SÃO PAULO, SP (FOLHAPRESS) – Desde o nome, a banda britânica Black Country, New Road carrega camadas de autoironia que são a cara da geração Z. O título do grupo veio de uma página randômica da Wikipédia, obtida a partir de um gerador de artigos aleatórios.
O som -um rock temperado com saxofones, violinos e flautas- feito por por seis integrantes de vinte e poucos anos segue na mesma toada, com uma pilha de referências mais ou menos obscuras como Slint, Billie Eilish, Arcade Fire, Joanna Newsom e Brahms.
Mas o real mérito do grupo é que, com pouco tempo de existência e já liderando um burburinho na cena londrina, ele foi obrigado a se reinventar, resultado da saída repentina do vocalista e principal letrista Isaac Wood. Na véspera do lançamento do segundo álbum de estúdio da banda, “Ants From Up There”, de 2022, ele deixou a banda, alegando estar sob excessiva pressão pela fama.
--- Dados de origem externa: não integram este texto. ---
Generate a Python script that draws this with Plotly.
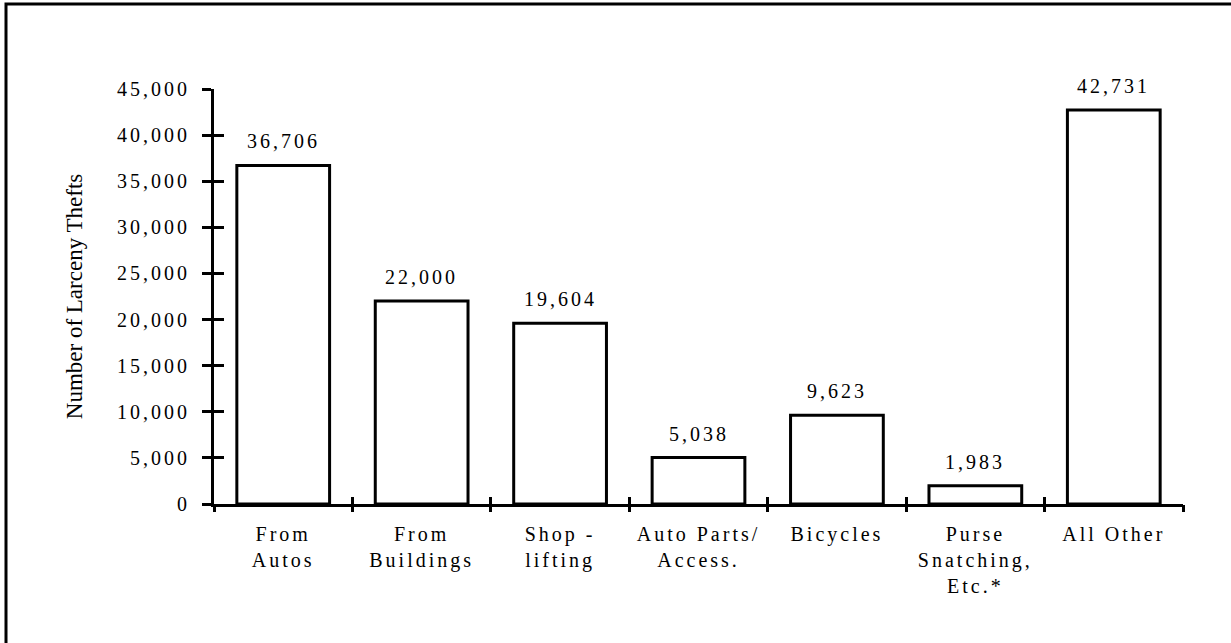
import plotly.graph_objects as go

categories = ["From<br>Autos", "From<br>Buildings", "Shop -<br>lifting", "Auto Parts/<br>Access.",
              "Bicycles", "Purse<br>Snatching,<br>Etc.*", "All Other"]
values = [36706, 22000, 19604, 5038, 9623, 1983, 42731]
y_ticks = [0, 5000, 10000, 15000, 20000, 25000, 30000, 35000, 40000, 45000]
y_title = "Number of Larceny Thefts"

FONT = "Liberation Serif, Times New Roman, serif"
LS = "letter-spacing:3px"
FS = 20


def spaced(t):
    return "<br>".join(f'<span style="{LS}">{p}</span>' for p in t.split("<br>"))


xs = list(range(len(categories)))

fig = go.Figure()
fig.add_trace(go.Bar(
    x=xs, y=values, width=0.67,
    marker=dict(color="white", line=dict(color="black", width=3)),
    hoverinfo="skip", showlegend=False,
))

for xi, v in zip(xs, values):
    fig.add_annotation(x=xi, y=v, text=spaced(f"{v:,}"), showarrow=False,
                       yanchor="bottom", yshift=11,
                       font=dict(family=FONT, size=FS, color="black"))

fig.update_layout(
    width=1231, height=643,
    margin=dict(l=214, r=48, t=89, b=139),
    paper_bgcolor="white", plot_bgcolor="white",
    font=dict(family=FONT, size=FS, color="black"),
    xaxis=dict(
        range=[-0.5, len(categories) - 0.5],
        tickmode="array", tickvals=xs, ticktext=[spaced(c) for c in categories],
        ticks="", showline=True, linecolor="black", linewidth=3,
        showgrid=False, zeroline=False, ticklabelstandoff=10,
        tickfont=dict(family=FONT, size=FS, color="black"),
    ),
    xaxis2=dict(
        overlaying="x", anchor="y", range=[-0.5, len(categories) - 0.5],
        tickmode="array", tickvals=[i - 0.5 for i in range(len(categories) + 1)],
        ticks="inside", ticklen=7, tickwidth=3, tickcolor="black",
        showticklabels=False, showgrid=False, zeroline=False, showline=False,
    ),
    xaxis3=dict(
        overlaying="x", anchor="y", range=[-0.5, len(categories) - 0.5],
        tickmode="array", tickvals=[i - 0.5 for i in range(len(categories) + 1)],
        ticks="outside", ticklen=7, tickwidth=3, tickcolor="black",
        showticklabels=False, showgrid=False, zeroline=False, showline=False,
    ),
    yaxis=dict(
        range=[0, 45000], tickmode="array", tickvals=y_ticks,
        ticktext=[spaced(f"{t:,}") for t in y_ticks],
        ticks="outside", ticklen=9, tickwidth=3, tickcolor="black",
        showline=True, linecolor="black", linewidth=3,
        showgrid=False, zeroline=False, ticklabelstandoff=8,
        tickfont=dict(family=FONT, size=FS, color="black"),
        title=dict(text=y_title, font=dict(family=FONT, size=23, color="black"), standoff=28),
    ),
    yaxis2=dict(
        overlaying="y", anchor="x", side="left", range=[0, 45000],
        tickmode="array", tickvals=y_ticks,
        ticks="inside", ticklen=10, tickwidth=3, tickcolor="black",
        showticklabels=False, showgrid=False, zeroline=False, showline=False,
    ),
)

fig.add_trace(go.Scatter(x=[None], y=[None], xaxis="x2", yaxis="y2", showlegend=False, hoverinfo="skip"))
fig.add_trace(go.Scatter(x=[None], y=[None], xaxis="x3", yaxis="y2", showlegend=False, hoverinfo="skip"))

# figure border (top/left visible, rest beyond page)
fig.add_shape(type="rect", xref="paper", yref="paper",
              x0=(6 - 214) / 969, x1=(1240 - 214) / 969,
              y0=(504 - 650) / 415, y1=(504 - 4) / 415,
              line=dict(color="black", width=3), fillcolor="rgba(0,0,0,0)", layer="below")

fig.write_html("out.html", config={"displayModeBar": False},
               post_script="document.body.style.margin='0';document.body.style.overflow='hidden';")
Segundo o baterista Charlie Wayne, a saída de Wood foi um sinal vermelho para a banda. “Ser músico é um trabalho incrível, mas pode ser muito estressante. Quando você está na estrada, em turnê, por seis semanas e fazendo shows todo dia enquanto viaja em uma van, pode ser difícil e as pessoas quebram. Vale a pena ter consciência disso”, diz, em entrevista por Zoom.
A solução encontrada foi delegar o fardo de ser o “front man”. Logo depois do lançamento do segundo álbum de estúdio, o Black Country, New Road abandonou todas as músicas feitas com o antigo vocalista e começou a compor, às pressas, novidades que segurassem o repertório das turnês que estavam agendadas. A partir dali, o vocal não estava mais centralizado em uma figura única.
“Gostaríamos de fazer um show em que alguém possa falar que não quer cantar dez minutos antes de subirmos no palco e que, mesmo assim, tenha um set com músicas interessantes e boas.”
Os dois álbuns da banda foram abandonados nas performances ao vivo do grupo -fãs brasileiros que esperam ouvir algo de “For the First Time” ou “Ants From Up There” no domingo de C6 Fest podem se preparar para algo diferente. “A última coisa que queríamos era tentar emular o estilo do Isaac [Wood], seria uma perda de tempo”, afirma Wayne.
A preocupação é válida. O vocal de Wood é profundo e rasgado quando ele canta, mas ele passa boa parte do tempo falando -característica de algumas bandas da nova cena de Londres como Black Midi e Dry Cleaning, que também vem para o C6.
Com essa voz de quem recita um poema, Wood entoava letras que viraram quase piadas internas entre a banda e os fãs, caso de “Science Fair”, em que Wood canta que o grupo é o segundo melhor tributo ao Slint, banda de pós-rock dos anos 1980 fonte de onde o Black Country, New Road bebeu a goladas no primeiro álbum, “For the First Time”. Chovem referências contemporâneas, caso de “Good Will Hunting”, em que se canta uma paquera que “tinha o estilo da Billie Eilish”.
Mas a saída de Wood não deixa um buraco no grupo -muito pelo contrário. A reinvenção rápida rendeu uma gravação ao vivo “Live at Bush Hall”, gravado em três dias só com inéditas. A canção de abertura “Up Song”, com saxofone bem-humorado e pianinho festivo, parece o encerramento de um -ótimo- musical adolescente.
“Veja só o que fizemos juntos, BCNR amigos para sempre”, cantam, vestidos com roupas de baile de formatura. Era, segundo Wayne, inicialmente uma piada, mas, com um fundo de verdade, traduziu o sentimento da banda de encerrar um capítulo.